Most guitar builders – even guys on this level – make 50 necks, make 50 fingerboards, make 50 of this and 50 of that … and then they try to reproduce the same basic guitar over and over again. They try to improve by improving their construction methods or becoming more efficient in the process and thereby increasing their profit or whatever.

I have the complete opposite approach: I’m taking it as if I’m making a sculpture that’s also a device to inspire the artist who plays it to create new art based on that inspiration. That comes back to my definition of what a great guitar is, whether it costs 50 bucks or 5 million bucks: a great guitar is one that when a person picks it up inspires that person to play something that they never would have played or they wouldn’t have thought of had they not picked up that instrument.
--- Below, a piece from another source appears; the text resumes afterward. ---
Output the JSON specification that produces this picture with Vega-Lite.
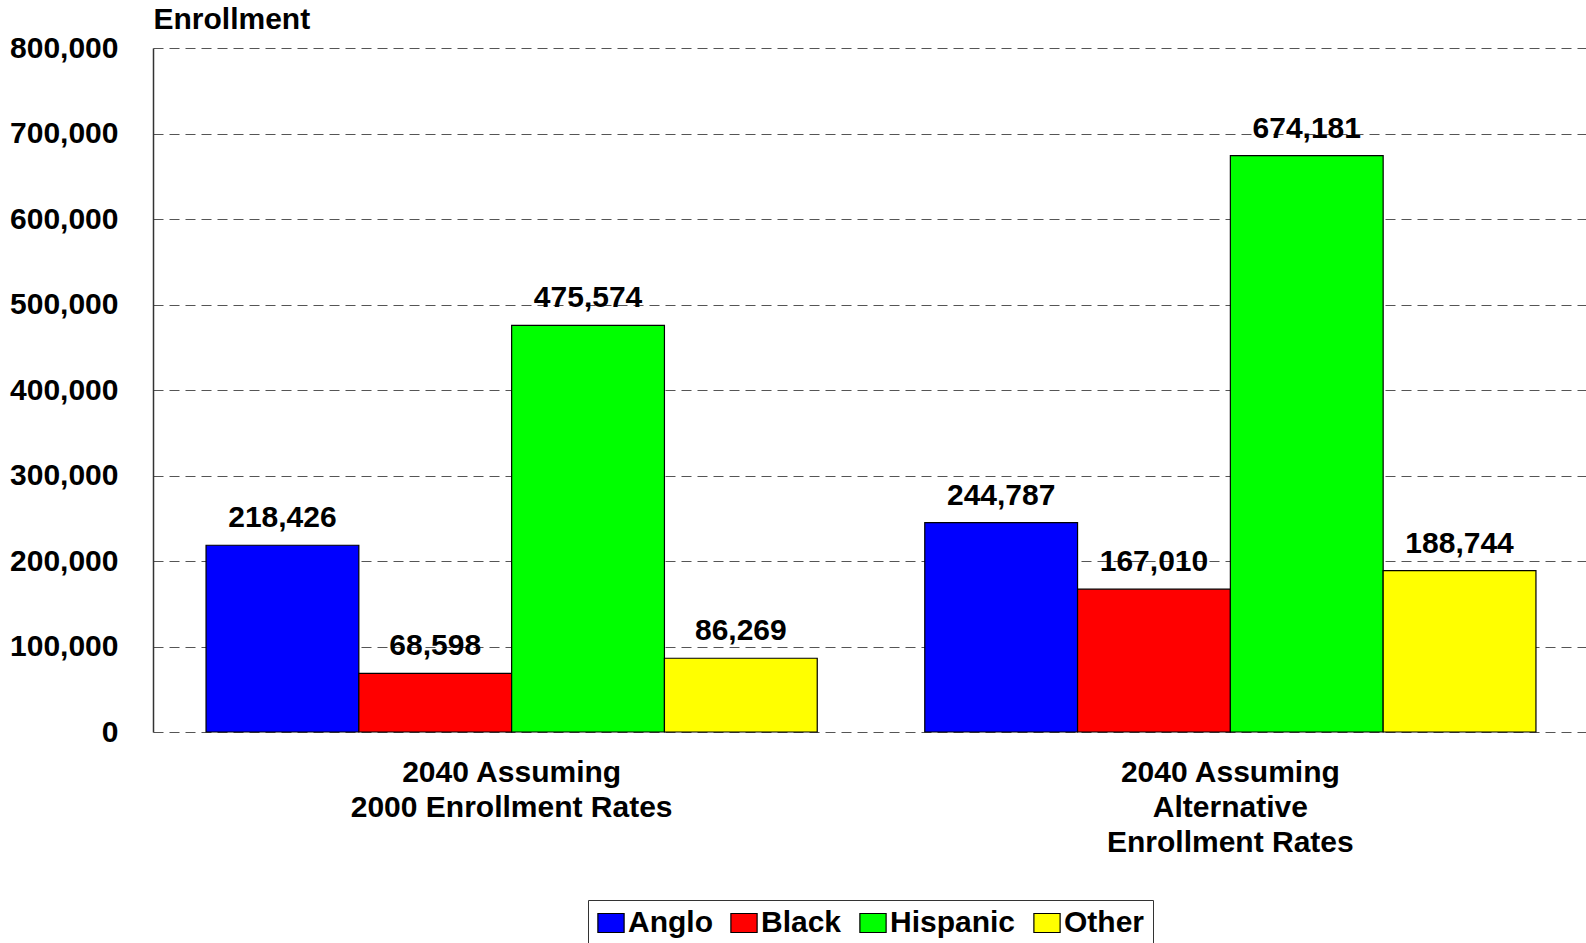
{
  "$schema": "https://vega.github.io/schema/vega-lite/v6.json",
  "width": 1436,
  "height": 684,
  "autosize": {"type": "none"},
  "padding": {"left": 153, "top": 48, "right": 0, "bottom": 211},
  "background": "white",
  "config": {
    "view": {"stroke": null},
    "font": "Liberation Sans",
    "text": {"font": "Liberation Sans"}
  },
  "data": {
    "values": [
      {"scenario": "2040 Assuming|2000 Enrollment Rates", "race": "Anglo", "enrollment": 218426},
      {"scenario": "2040 Assuming|2000 Enrollment Rates", "race": "Black", "enrollment": 68598},
      {"scenario": "2040 Assuming|2000 Enrollment Rates", "race": "Hispanic", "enrollment": 475574},
      {"scenario": "2040 Assuming|2000 Enrollment Rates", "race": "Other", "enrollment": 86269},
      {"scenario": "2040 Assuming|Alternative|Enrollment Rates", "race": "Anglo", "enrollment": 244787},
      {"scenario": "2040 Assuming|Alternative|Enrollment Rates", "race": "Black", "enrollment": 167010},
      {"scenario": "2040 Assuming|Alternative|Enrollment Rates", "race": "Hispanic", "enrollment": 674181},
      {"scenario": "2040 Assuming|Alternative|Enrollment Rates", "race": "Other", "enrollment": 188744}
    ]
  },
  "encoding": {
    "x": {
      "field": "scenario",
      "type": "nominal",
      "sort": null,
      "scale": {"paddingInner": 0.1496, "paddingOuter": 0.0738},
      "axis": {
        "title": null,
        "labelAngle": 0,
        "labelExpr": "split(datum.label, '|')",
        "labelLimit": 600,
        "labelFont": "Liberation Sans",
        "labelFontSize": 30,
        "labelFontWeight": "bold",
        "labelColor": "black",
        "labelLineHeight": 35,
        "labelBaseline": "top",
        "labelPadding": 25,
        "ticks": false,
        "domain": false,
        "grid": false
      }
    },
    "xOffset": {
      "field": "race",
      "type": "nominal",
      "scale": {"paddingInner": 0, "paddingOuter": 0}
    },
    "y": {
      "field": "enrollment",
      "type": "quantitative",
      "scale": {"domain": [0, 800000], "nice": false},
      "axis": {
        "values": [0, 100000, 200000, 300000, 400000, 500000, 600000, 700000, 800000],
        "labelExpr": "format(datum.value, ',')",
        "title": "Enrollment",
        "titleAngle": 0,
        "titleAlign": "left",
        "titleBaseline": "middle",
        "titleX": 0,
        "titleY": -29,
        "titleFont": "Liberation Sans",
        "titleFontSize": 30,
        "titleFontWeight": "bold",
        "titleColor": "black",
        "labelFont": "Liberation Sans",
        "labelFontSize": 30,
        "labelFontWeight": "bold",
        "labelColor": "black",
        "labelPadding": 35,
        "ticks": false,
        "domain": true,
        "domainColor": "#333333",
        "domainWidth": 1.5,
        "grid": true,
        "gridColor": "#555555",
        "gridDash": [10, 6],
        "gridWidth": 1.2
      }
    }
  },
  "layer": [
    {
      "mark": {"type": "bar", "stroke": "black", "strokeWidth": 1.2},
      "encoding": {
        "color": {
          "field": "race",
          "type": "nominal",
          "scale": {
            "domain": ["Anglo", "Black", "Hispanic", "Other"],
            "range": ["#0000FF", "#FF0000", "#00FF00", "#FFFF00"]
          },
          "legend": {
            "title": null,
            "orient": "none",
            "direction": "horizontal",
            "legendX": 435,
            "legendY": 852,
            "padding": 8,
            "strokeColor": "#333333",
            "fillColor": "white",
            "symbolType": "M-1.38,-1H1.38V1H-1.38Z",
            "symbolSize": 361,
            "symbolStrokeColor": "black",
            "symbolStrokeWidth": 1.2,
            "symbolOpacity": 1,
            "labelExpr": "datum.label == 'Other' ? datum.label + '\u00a0\u00a0' : datum.label",
            "labelFont": "Liberation Sans",
            "labelFontSize": 30,
            "labelFontWeight": "bold",
            "labelColor": "black",
            "labelOffset": 2,
            "columnPadding": 15,
            "labelLimit": 300
          }
        }
      }
    },
    {
      "mark": {
        "type": "text",
        "baseline": "middle",
        "dy": -27,
        "font": "Liberation Sans",
        "fontSize": 30,
        "fontWeight": "bold",
        "color": "black"
      },
      "encoding": {
        "text": {"field": "enrollment", "type": "quantitative", "format": ","}
      }
    }
  ]
}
If you walk into a guitar store and you pick up a vintage Gibson archtop, it compels you to play differently than if you were to pick up a Strat or Tele, you know?

BR: Absolutely.

SB: And that’s why great guitar players have a Strat and they have a Tele and they have a Les Paul and they have a 335 – they have one of everything because each one has its own unique quality and its own unique ability to inspire you to do something in a different way. I want to build a guitar that when someone picks it up, the tone, the sound, and the vibrations that come out of it are so overwhelming that it compels you to play it and to play things that you wouldn’t normally play if you picked up another guitar.

That’s kind of what my whole mission is. One of the reasons I moved to Athens is to try to focus more of my attention on that aspect of it and less on the day-to-day grind-it-out repairs. I feel like here I’m more directly connected to the pulse of the arts scene – and more accepted as an artist, for that matter. A lot of people over the years have looked at me as a guitar maker – a woodworker who basically recreates stuff you buy at Guitar Center and that couldn’t be further from the truth. I can’t even disconnect making a guitar from my performing or my recording or my filmmaking; to me they’re all facets of the same art projects or the overall big picture. They’re all connected.